Abiotic reduction-complexation reactions of iron with natural organic matter at circumneutral pH

While considerable progress has been made in assessing natural organic matter (NOM) interactions with minerals in soils, sediments and natural waters, the mechanisms involved in OM stabilization are not fully understood. Metal complexation by organic matter is an important potential mechanism controlling its solubility, mobility and decomposability, and may depend on the means of OM association, the types of complexes or co-precipitates formed, or the functional groups involved in complexation. Here we used synchrotron-based scanning transmission microscopy (STXM) in combination with near edge x-ray absorption fine structure (NEXAFS) and fourier transform infrared (FTIR) spectroscopy to monitor changes in Fe and C speciation in Fe complexed with sodium alginate or amylose (acid and neutral polysaccharides, respectively).
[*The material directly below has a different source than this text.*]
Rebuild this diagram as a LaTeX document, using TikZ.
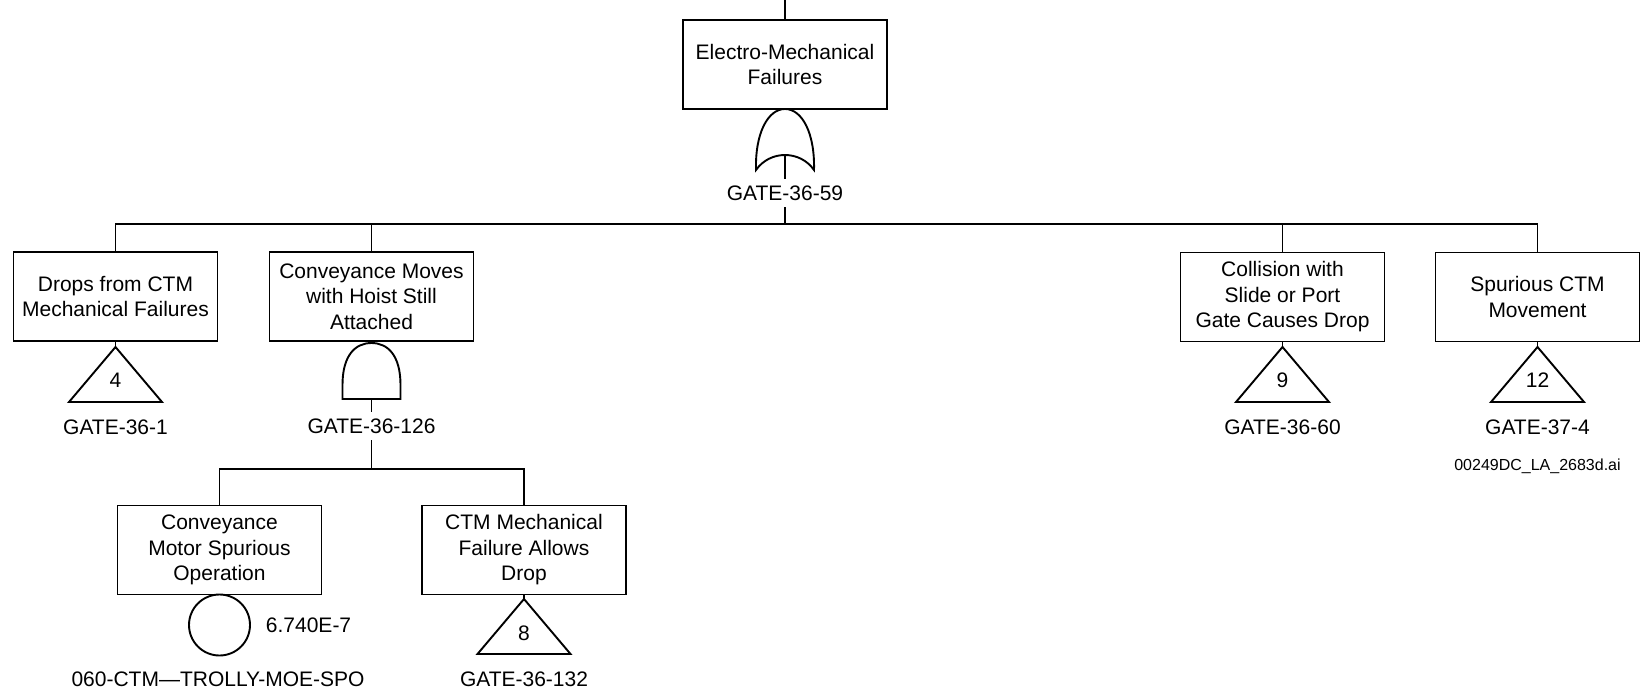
\documentclass[tikz,border=0pt]{standalone}
\usepackage{fontspec}
\setmainfont{Liberation Sans}
\begin{document}
\begin{tikzpicture}[x=1pt,y=-1pt,line width=1.9pt,
  evbox/.style={draw,minimum width=204pt,minimum height=89pt,inner sep=2pt,align=center,
    font=\fontsize{21}{25.5}\selectfont},
  lbl/.style={inner xsep=0pt,inner ysep=6pt,font=\fontsize{21}{25.5}\selectfont},
  num/.style={inner sep=0pt,font=\fontsize{21}{25.5}\selectfont},
  small/.style={inner sep=0pt,font=\fontsize{16}{19}\selectfont},
  orgate/.pic={
    \draw (-29,61) .. controls (-30,24) and (-17,0) .. (0,0) .. controls (17,0) and (30,24) .. (29,61)
      .. controls (15,41) and (-15,41) .. (-29,61) -- cycle;
    \coordinate (-top) at (0,0);
    \coordinate (-out) at (0,46);
  },
  andgate/.pic={
    \draw (-29,56) -- (-29,42) .. controls (-29,12) and (-16,0) .. (0,0) .. controls (16,0) and (29,12) .. (29,42) -- (29,56) -- cycle;
    \coordinate (-top) at (0,0);
    \coordinate (-out) at (0,56);
  },
  transfer/.pic={
    \draw (0,0) -- (-46.5,55) -- (46.5,55) -- cycle;
    \coordinate (-top) at (0,0);
  }
]
\useasboundingbox (0,0) rectangle (1640,695);

% top event
\coordinate (topin) at (785,0);
\node[evbox] (top) at (785,64.5) {Electro-Mechanical\\Failures};
\pic (g59) at (785,109) {orgate};
\node[lbl] (l59) at (785,193) {GATE-36-59};

% level 1 boxes
\node[evbox] (b1) at (115.5,296.5) {Drops from CTM\\Mechanical Failures};
\node[evbox] (b2) at (371.5,296.5) {Conveyance Moves\\with Hoist Still\\Attached};
\node[evbox] (b5) at (1282.5,297) {Collision with\\Slide or Port\\Gate Causes Drop};
\node[evbox] (b6) at (1537.5,297) {Spurious CTM\\Movement};

\coordinate (busA) at (785,224);

% transfers level 1
\pic (t1) at (115.5,347) {transfer};
\node[num] (n1) at (115.5,380) {4};
\node[lbl] (l1) at (115.5,427) {GATE-36-1};

\pic (g126) at (371.5,343) {andgate};
\node[lbl] (l126) at (371.5,426) {GATE-36-126};

\pic (t5) at (1282.5,347) {transfer};
\node[num] (n5) at (1282.5,380) {9};
\node[lbl] (l60) at (1282.5,427) {GATE-36-60};

\pic (t6) at (1537.5,347) {transfer};
\node[num] (n6) at (1537.5,380) {12};
\node[lbl] (l374) at (1537.5,427) {GATE-37-4};

\node[small] (file) at (1537.5,466) {00249DC\_LA\_2683d.ai};

% level 2
\coordinate (busB) at (371.5,469);
\node[evbox] (b3) at (219.5,550) {Conveyance\\Motor Spurious\\Operation};
\node[evbox] (b4) at (524,550) {CTM Mechanical\\Failure Allows\\Drop};

\node[draw,circle,minimum size=61pt,inner sep=0pt] (e1) at (219.5,625) {};
\node[num,anchor=west] (p1) at (265,625) {6.740E-7};
\node[lbl] (lspo) at (218,679) {060-CTM—TROLLY-MOE-SPO};

\pic (t4) at (524,599) {transfer};
\node[num] (n4) at (524,633) {8};
\node[lbl] (l132) at (524,679) {GATE-36-132};

% connectors
\draw (topin) -- (top.north);
\draw (top.south) -- (g59-top);
\draw (g59-out) -- (l59.north);
\draw (l59.south) -- (busA);
\draw (b1.north) |- (busA) -| (b6.north);
\draw (b2.north) -- (b2.north |- busA);
\draw (b5.north) -- (b5.north |- busA);

\draw (b1.south) -- (t1-top);
\draw (b2.south) -- (g126-top);
\draw (b5.south) -- (t5-top);
\draw (b6.south) -- (t6-top);
\draw (g126-out) -- (l126.north);
\draw (l126.south) -- (busB);
\draw (b3.north) |- (busB) -| (b4.north);
\draw (b3.south) -- (e1.north);
\draw (b4.south) -- (t4-top);
\end{tikzpicture}
\end{document}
Stock solutions of Fe(III) complexes with sodium alginate and amylose were synthesized from ferric chloride (FeCl₃.6H₂O) at pH 6.5 under ambient conditions using a Fe:C molar ratio of ~1:100. STXM/NEXAFS data of Fe(III)-alginate and Fe(III)-amylose at C K-edge and Fe L-edges revealed changes in C functionalities associated with a changes in Fe complexation or redox state at certain hotspots of the complexes. Specifically, C NEXAFS data show a decrease in the ~288.5 carboxylic acid (COO^-) resonance and increase in lower energy resonances in the ~287.8-288.1 eV range, possibly due to Fe complexation of the amylose or alginate. In the same samples, the relative intensity of peaks from Fe L-edge XANES data also indicate a shift in complexation or redox state. FTIR data of both Fe(III)-alginate and Fe(III)-amylose solutions show frequency shifts of absorptions from 2900 to 2917 cm^-1, 1692 to 1684 cm^-1 and 1390 to 1340 cm^-1, indicating COO^- stretching, C-H stretching and skeletal C-C vibrations. These results indicate a simultaneous reduction and complexation process where binding of O- ligand to Fe(III) leads to the formation of square planar Werner type Fe-OM complexes, with Fe(III) binding to either the hydroxyl groups of the D-glucose units of amylose and/or side chain COO^- of alginate. The results from this molecular level study with well characterized organic compounds inform our mechanistic understanding of OM stabilization via metal interactions in terrestrial ecosystems.